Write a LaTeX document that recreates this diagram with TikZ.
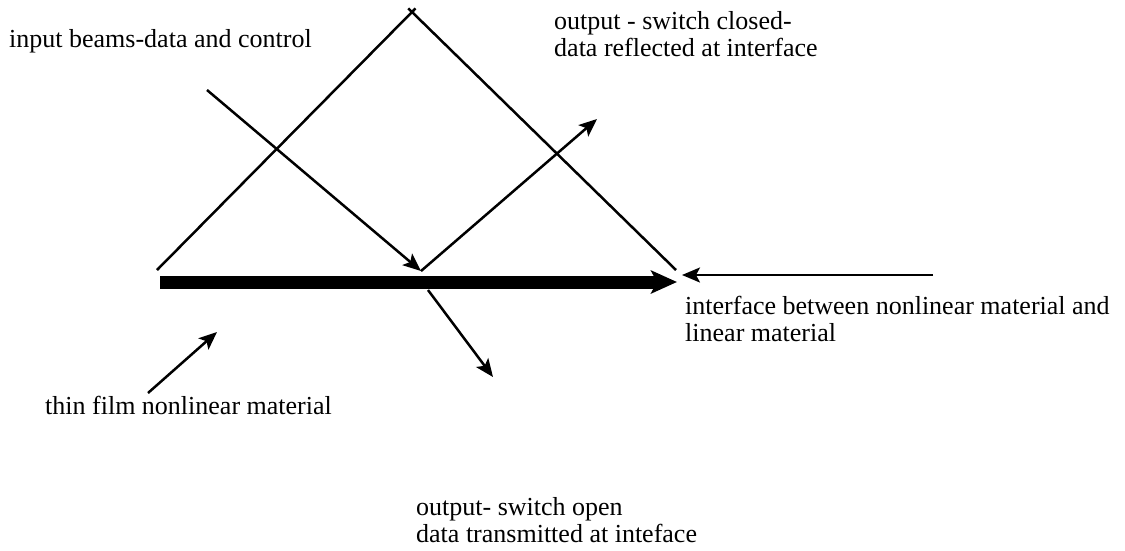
\documentclass[tikz,border=0pt]{standalone}
\usepackage{fontspec}
\setmainfont{Liberation Serif}
\usetikzlibrary{arrows.meta, positioning, calc}

\begin{document}
\begin{tikzpicture}[
    x=1pt, y=-1pt,
    caption/.style = {anchor=base west, inner sep=0pt, align=left,
                      font=\fontsize{26}{27}\selectfont},
    ray/.style = {line width=2.5pt},
    arrow/.style = {ray, -{Stealth[length=18pt, width=15pt, inset=4pt]}},
    film/.style = {line width=13pt, -{Stealth[length=26pt, width=23pt, inset=6pt]}}
]
\useasboundingbox (0,0) rectangle (1125,550);

% Key points of the prism and the interface
\coordinate (apex) at (412, 12);
\coordinate (baseL) at (157, 270);
\coordinate (baseR) at (676, 270);
\coordinate (hit) at (421, 271);
\coordinate (filmL) at (160, 282);
\coordinate (filmR) at (677, 282);

% Prism sides, slightly crossing at the top
\draw [ray] (baseL) -- ($(baseL)!1.014!(apex)$);
\draw [ray] (baseR) -- ($(baseR)!1.014!(apex)$);

% Thin film interface
\draw [film] (filmL) -- (filmR);

% Beams
\coordinate (inStart) at (207, 90);
\coordinate (reflEnd) at (597, 119);
\coordinate (transStart) at (428, 290);
\coordinate (transEnd) at (493, 377);
\draw [arrow] (inStart) -- (hit);
\draw [arrow] (hit) -- (reflEnd);
\draw [arrow] (transStart) -- (transEnd);

% Labels (base = baseline of the last line)
\node (inputlbl) [caption] at (9, 47) {input beams-data and control};
\node (reflectlbl) [caption] at (554, 56) {output - switch closed-\\data reflected at interface};
\node (interfacelbl) [caption] at (685, 341) {interface between nonlinear material and\\linear material};
\node (filmlbl) [caption] at (45, 414) {thin film nonlinear material};
\node (translbl) [caption] at (416, 542) {output- switch open\\data transmitted at inteface};

% Pointers to the labels
\coordinate (ifaceTail) at (933, 275);
\coordinate (ifaceTip) at (682, 275);
\coordinate (filmTail) at (148, 393);
\coordinate (filmTip) at (217, 332);
\draw [arrow] (ifaceTail) -- (ifaceTip);
\draw [arrow] (filmTail) -- (filmTip);

\end{tikzpicture}
\end{document}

● TO DO
Write out the whole listing again, exactly, with no pictures.

● TASK RESPONSE
Write a LaTeX document that recreates this diagram with TikZ.
\documentclass[tikz,border=0pt]{standalone}
\usepackage{fontspec}
\setmainfont{Liberation Serif}
\usetikzlibrary{arrows.meta, positioning, calc}

\begin{document}
\begin{tikzpicture}[
    x=1pt, y=-1pt,
    caption/.style = {anchor=base west, inner sep=0pt, align=left,
                      font=\fontsize{26}{27}\selectfont},
    ray/.style = {line width=2.5pt},
    arrow/.style = {ray, -{Stealth[length=18pt, width=15pt, inset=4pt]}},
    film/.style = {line width=13pt, -{Stealth[length=26pt, width=23pt, inset=6pt]}}
]
\useasboundingbox (0,0) rectangle (1125,550);

% Key points of the prism and the interface
\coordinate (apex) at (412, 12);
\coordinate (baseL) at (157, 270);
\coordinate (baseR) at (676, 270);
\coordinate (hit) at (421, 271);
\coordinate (filmL) at (160, 282);
\coordinate (filmR) at (677, 282);

% Prism sides, slightly crossing at the top
\draw [ray] (baseL) -- ($(baseL)!1.014!(apex)$);
\draw [ray] (baseR) -- ($(baseR)!1.014!(apex)$);

% Thin film interface
\draw [film] (filmL) -- (filmR);

% Beams
\coordinate (inStart) at (207, 90);
\coordinate (reflEnd) at (597, 119);
\coordinate (transStart) at (428, 290);
\coordinate (transEnd) at (493, 377);
\draw [arrow] (inStart) -- (hit);
\draw [arrow] (hit) -- (reflEnd);
\draw [arrow] (transStart) -- (transEnd);

% Labels (base = baseline of the last line)
\node (inputlbl) [caption] at (9, 47) {input beams-data and control};
\node (reflectlbl) [caption] at (554, 56) {output - switch closed-\\data reflected at interface};
\node (interfacelbl) [caption] at (685, 341) {interface between nonlinear material and\\linear material};
\node (filmlbl) [caption] at (45, 414) {thin film nonlinear material};
\node (translbl) [caption] at (416, 542) {output- switch open\\data transmitted at inteface};

% Pointers to the labels
\coordinate (ifaceTail) at (933, 275);
\coordinate (ifaceTip) at (682, 275);
\coordinate (filmTail) at (148, 393);
\coordinate (filmTip) at (217, 332);
\draw [arrow] (ifaceTail) -- (ifaceTip);
\draw [arrow] (filmTail) -- (filmTip);

\end{tikzpicture}
\end{document}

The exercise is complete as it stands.